> [EXERCISE AIM] Wherever a line below holds the word "with", copy that line.

> [PROVIDED MATERIAL]
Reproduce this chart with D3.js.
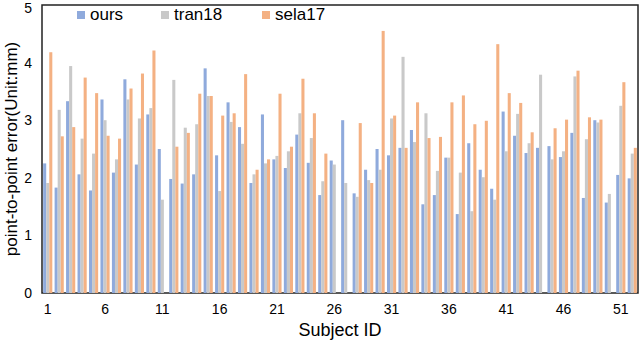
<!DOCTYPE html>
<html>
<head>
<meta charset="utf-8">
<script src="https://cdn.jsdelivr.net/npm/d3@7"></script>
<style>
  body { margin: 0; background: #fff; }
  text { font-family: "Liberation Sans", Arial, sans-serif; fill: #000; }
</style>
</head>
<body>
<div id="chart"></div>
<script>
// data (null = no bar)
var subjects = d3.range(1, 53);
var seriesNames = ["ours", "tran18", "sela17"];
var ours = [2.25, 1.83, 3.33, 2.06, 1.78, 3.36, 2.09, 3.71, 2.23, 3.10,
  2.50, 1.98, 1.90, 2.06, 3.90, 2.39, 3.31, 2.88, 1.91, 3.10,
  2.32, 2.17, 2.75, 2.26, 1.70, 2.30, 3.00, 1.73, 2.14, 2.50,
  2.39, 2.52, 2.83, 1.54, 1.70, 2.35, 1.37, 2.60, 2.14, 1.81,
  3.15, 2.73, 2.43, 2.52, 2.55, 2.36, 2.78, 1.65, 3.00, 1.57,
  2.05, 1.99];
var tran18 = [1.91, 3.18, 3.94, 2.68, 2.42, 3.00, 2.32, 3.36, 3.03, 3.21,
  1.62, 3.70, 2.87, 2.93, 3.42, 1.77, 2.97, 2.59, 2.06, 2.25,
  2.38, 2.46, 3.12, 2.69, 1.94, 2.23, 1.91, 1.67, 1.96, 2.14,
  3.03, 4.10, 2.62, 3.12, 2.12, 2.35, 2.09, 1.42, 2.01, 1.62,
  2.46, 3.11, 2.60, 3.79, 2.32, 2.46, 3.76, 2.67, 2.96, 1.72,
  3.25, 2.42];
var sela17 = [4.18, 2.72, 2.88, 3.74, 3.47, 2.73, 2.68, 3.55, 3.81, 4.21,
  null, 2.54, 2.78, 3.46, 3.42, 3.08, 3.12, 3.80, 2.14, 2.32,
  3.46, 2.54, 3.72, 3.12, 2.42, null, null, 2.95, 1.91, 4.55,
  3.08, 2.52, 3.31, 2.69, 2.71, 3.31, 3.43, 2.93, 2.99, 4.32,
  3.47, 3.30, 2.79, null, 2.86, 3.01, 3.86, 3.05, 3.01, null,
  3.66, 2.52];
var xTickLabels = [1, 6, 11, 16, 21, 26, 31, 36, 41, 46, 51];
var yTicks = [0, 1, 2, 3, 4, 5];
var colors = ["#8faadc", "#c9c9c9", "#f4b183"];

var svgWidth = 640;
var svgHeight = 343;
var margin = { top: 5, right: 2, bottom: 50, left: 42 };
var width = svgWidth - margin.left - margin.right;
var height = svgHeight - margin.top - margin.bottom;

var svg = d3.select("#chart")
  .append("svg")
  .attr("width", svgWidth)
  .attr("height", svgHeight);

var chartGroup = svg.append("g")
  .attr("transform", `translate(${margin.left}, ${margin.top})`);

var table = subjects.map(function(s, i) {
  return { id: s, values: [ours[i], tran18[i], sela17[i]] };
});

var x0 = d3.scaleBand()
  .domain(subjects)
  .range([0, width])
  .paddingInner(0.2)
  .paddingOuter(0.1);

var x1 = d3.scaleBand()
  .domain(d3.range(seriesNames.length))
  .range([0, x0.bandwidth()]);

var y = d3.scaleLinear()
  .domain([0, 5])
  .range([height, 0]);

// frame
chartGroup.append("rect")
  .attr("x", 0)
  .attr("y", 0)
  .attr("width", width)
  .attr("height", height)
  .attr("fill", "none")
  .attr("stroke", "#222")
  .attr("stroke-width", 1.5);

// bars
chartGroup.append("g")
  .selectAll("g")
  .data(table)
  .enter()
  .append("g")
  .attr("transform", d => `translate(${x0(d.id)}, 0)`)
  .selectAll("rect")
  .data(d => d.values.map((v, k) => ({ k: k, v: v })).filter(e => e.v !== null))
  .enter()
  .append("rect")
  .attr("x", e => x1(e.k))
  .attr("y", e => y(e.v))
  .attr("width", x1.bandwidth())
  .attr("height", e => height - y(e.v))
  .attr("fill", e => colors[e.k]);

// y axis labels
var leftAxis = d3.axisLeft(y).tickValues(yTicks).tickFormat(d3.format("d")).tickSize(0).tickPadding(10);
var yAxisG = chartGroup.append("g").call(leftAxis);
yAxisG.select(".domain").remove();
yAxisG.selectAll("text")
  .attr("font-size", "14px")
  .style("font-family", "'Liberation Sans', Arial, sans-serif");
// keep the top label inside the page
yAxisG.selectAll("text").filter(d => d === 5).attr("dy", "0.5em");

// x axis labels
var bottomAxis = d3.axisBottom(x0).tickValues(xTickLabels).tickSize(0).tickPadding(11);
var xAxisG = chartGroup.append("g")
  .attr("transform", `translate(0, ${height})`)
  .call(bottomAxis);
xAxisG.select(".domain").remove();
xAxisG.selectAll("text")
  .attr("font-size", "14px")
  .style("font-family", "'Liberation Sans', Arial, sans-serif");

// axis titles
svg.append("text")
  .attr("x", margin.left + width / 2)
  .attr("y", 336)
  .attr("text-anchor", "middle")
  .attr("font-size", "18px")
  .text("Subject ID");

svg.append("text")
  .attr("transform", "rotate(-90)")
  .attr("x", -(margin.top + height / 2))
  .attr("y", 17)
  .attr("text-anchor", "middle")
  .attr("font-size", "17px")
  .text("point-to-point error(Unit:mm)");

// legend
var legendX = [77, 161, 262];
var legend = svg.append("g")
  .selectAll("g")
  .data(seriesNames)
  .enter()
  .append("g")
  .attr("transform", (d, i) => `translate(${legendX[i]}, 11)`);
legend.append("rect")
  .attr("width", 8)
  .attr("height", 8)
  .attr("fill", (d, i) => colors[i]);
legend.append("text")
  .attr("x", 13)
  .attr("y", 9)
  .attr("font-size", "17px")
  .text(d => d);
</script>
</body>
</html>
---
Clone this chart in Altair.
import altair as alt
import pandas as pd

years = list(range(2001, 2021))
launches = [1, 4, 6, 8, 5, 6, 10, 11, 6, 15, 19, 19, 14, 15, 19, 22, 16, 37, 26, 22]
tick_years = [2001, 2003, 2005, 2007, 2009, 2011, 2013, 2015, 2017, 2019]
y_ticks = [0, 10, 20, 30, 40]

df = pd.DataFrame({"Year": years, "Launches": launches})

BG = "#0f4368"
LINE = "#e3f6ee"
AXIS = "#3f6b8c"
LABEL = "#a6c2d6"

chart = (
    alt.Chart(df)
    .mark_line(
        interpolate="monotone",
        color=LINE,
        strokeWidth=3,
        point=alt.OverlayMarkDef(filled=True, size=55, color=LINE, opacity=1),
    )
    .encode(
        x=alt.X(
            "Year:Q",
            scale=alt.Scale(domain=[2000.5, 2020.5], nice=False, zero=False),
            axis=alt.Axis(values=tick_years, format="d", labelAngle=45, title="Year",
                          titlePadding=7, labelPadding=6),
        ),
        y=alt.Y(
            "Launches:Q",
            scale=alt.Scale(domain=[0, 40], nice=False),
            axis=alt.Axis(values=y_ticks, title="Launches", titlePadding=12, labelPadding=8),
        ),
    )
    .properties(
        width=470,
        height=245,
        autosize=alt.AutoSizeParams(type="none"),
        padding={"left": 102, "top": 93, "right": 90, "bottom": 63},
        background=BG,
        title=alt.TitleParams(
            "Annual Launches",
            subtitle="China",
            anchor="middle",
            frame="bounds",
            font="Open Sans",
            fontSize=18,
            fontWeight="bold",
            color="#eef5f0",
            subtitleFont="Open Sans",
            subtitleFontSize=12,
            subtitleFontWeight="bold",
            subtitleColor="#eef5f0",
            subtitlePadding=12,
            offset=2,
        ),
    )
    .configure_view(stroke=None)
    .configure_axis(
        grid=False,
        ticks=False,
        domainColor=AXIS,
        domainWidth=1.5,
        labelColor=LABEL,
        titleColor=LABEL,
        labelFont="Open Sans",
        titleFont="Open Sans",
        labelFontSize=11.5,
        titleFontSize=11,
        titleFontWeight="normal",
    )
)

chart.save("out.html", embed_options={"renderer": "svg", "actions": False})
...
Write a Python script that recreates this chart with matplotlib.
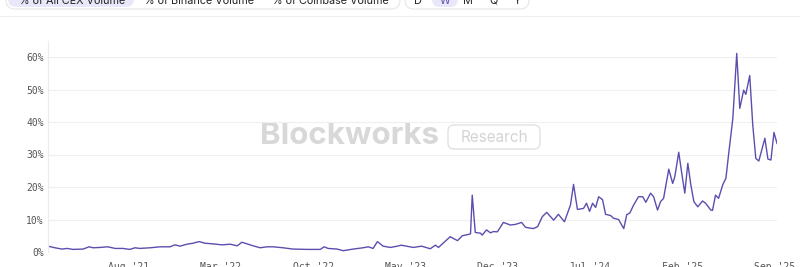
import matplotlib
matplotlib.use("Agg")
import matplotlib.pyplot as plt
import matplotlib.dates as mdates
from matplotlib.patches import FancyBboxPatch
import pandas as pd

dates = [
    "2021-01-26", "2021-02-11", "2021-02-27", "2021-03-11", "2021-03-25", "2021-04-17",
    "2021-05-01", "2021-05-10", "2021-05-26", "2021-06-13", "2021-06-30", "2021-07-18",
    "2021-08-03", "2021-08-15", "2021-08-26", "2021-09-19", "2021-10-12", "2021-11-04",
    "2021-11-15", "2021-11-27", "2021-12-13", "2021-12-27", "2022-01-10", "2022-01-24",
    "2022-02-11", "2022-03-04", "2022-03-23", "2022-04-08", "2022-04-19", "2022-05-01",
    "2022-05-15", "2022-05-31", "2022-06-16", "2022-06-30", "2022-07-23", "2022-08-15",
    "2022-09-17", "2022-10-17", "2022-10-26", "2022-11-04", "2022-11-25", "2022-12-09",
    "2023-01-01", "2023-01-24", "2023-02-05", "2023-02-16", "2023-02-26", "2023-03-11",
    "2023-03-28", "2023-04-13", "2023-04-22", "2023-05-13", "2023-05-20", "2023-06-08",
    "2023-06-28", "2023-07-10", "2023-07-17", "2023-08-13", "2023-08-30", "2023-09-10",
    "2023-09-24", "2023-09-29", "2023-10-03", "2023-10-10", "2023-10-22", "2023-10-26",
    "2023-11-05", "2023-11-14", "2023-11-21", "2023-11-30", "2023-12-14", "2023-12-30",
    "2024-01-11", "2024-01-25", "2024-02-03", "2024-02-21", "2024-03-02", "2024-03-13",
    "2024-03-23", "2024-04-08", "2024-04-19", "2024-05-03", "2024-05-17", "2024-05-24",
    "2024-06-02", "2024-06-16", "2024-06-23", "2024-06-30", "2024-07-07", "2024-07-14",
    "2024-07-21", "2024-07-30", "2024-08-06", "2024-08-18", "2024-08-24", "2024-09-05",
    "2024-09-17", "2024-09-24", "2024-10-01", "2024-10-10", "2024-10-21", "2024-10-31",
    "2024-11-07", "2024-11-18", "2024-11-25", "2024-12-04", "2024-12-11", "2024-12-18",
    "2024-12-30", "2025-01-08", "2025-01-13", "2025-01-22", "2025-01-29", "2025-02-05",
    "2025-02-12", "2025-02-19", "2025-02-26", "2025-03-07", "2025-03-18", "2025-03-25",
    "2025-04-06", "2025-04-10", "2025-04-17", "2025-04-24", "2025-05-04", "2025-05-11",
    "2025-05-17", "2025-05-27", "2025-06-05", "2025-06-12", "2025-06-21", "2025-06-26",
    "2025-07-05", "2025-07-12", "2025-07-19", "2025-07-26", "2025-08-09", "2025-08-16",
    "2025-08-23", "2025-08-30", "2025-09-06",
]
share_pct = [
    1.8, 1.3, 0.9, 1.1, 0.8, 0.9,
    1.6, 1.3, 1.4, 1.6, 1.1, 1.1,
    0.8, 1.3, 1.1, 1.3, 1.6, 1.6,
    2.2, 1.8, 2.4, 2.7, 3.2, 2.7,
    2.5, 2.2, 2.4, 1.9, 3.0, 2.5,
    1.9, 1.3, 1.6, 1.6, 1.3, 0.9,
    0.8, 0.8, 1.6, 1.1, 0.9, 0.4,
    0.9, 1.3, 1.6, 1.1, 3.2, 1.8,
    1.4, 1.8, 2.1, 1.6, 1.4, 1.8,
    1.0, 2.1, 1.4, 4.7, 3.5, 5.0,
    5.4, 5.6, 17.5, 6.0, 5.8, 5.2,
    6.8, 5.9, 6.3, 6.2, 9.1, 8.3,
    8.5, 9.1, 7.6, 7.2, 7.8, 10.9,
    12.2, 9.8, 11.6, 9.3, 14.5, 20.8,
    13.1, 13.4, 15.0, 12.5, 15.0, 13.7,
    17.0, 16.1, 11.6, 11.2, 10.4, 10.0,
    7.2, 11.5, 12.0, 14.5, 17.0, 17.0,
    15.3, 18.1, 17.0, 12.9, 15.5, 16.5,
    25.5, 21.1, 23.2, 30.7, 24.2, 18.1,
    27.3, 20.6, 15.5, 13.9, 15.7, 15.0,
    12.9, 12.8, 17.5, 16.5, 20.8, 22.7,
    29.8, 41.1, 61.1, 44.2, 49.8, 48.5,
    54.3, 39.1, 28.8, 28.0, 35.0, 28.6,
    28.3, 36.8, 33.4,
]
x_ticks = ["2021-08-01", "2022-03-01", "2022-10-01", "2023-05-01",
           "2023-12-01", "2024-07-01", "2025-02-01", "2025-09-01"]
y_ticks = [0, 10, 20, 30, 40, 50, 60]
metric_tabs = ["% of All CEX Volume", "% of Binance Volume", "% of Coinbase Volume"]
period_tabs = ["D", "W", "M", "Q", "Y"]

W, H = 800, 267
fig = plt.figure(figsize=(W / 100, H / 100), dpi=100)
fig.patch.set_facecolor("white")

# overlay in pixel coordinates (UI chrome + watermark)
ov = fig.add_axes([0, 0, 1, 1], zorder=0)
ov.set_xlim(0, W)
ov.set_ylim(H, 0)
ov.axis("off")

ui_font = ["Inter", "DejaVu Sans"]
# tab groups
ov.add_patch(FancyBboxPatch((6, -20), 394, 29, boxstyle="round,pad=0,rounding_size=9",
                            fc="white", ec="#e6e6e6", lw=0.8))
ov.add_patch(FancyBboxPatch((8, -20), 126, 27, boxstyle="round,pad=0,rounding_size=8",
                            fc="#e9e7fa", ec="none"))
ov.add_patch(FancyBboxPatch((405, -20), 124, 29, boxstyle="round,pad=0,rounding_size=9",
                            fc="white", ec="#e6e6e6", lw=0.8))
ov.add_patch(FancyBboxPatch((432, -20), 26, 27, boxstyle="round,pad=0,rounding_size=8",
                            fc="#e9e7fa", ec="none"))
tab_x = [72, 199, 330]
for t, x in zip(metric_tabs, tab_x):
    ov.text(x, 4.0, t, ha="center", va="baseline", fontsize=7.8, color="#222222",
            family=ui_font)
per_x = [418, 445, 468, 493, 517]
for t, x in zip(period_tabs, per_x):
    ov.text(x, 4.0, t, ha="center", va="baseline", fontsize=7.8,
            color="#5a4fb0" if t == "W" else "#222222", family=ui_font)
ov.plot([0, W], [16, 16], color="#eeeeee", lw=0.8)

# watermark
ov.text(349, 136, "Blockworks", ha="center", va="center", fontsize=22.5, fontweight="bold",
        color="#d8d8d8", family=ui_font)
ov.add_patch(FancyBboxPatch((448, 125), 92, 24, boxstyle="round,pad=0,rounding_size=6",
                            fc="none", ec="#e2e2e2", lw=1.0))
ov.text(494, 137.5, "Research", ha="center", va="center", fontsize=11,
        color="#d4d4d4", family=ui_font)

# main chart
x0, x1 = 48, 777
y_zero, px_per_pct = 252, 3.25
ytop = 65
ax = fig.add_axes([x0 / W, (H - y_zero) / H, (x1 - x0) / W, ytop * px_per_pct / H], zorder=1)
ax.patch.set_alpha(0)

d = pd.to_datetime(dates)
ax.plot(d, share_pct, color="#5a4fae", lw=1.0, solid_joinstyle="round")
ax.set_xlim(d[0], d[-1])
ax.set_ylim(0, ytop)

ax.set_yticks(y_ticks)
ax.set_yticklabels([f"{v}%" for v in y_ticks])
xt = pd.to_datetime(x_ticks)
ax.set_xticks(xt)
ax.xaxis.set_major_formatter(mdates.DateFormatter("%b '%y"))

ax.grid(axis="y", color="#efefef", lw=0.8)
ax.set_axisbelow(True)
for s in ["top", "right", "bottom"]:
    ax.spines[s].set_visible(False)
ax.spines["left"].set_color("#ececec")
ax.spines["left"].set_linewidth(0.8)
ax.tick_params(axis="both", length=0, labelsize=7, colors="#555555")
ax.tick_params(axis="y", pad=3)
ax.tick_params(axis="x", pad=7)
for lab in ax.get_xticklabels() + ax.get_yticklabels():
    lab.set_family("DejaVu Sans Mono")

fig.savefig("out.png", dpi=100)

> [EXERCISE SOLUTION]
Reproduce this chart with D3.js.
Write a Python script that recreates this chart with matplotlib.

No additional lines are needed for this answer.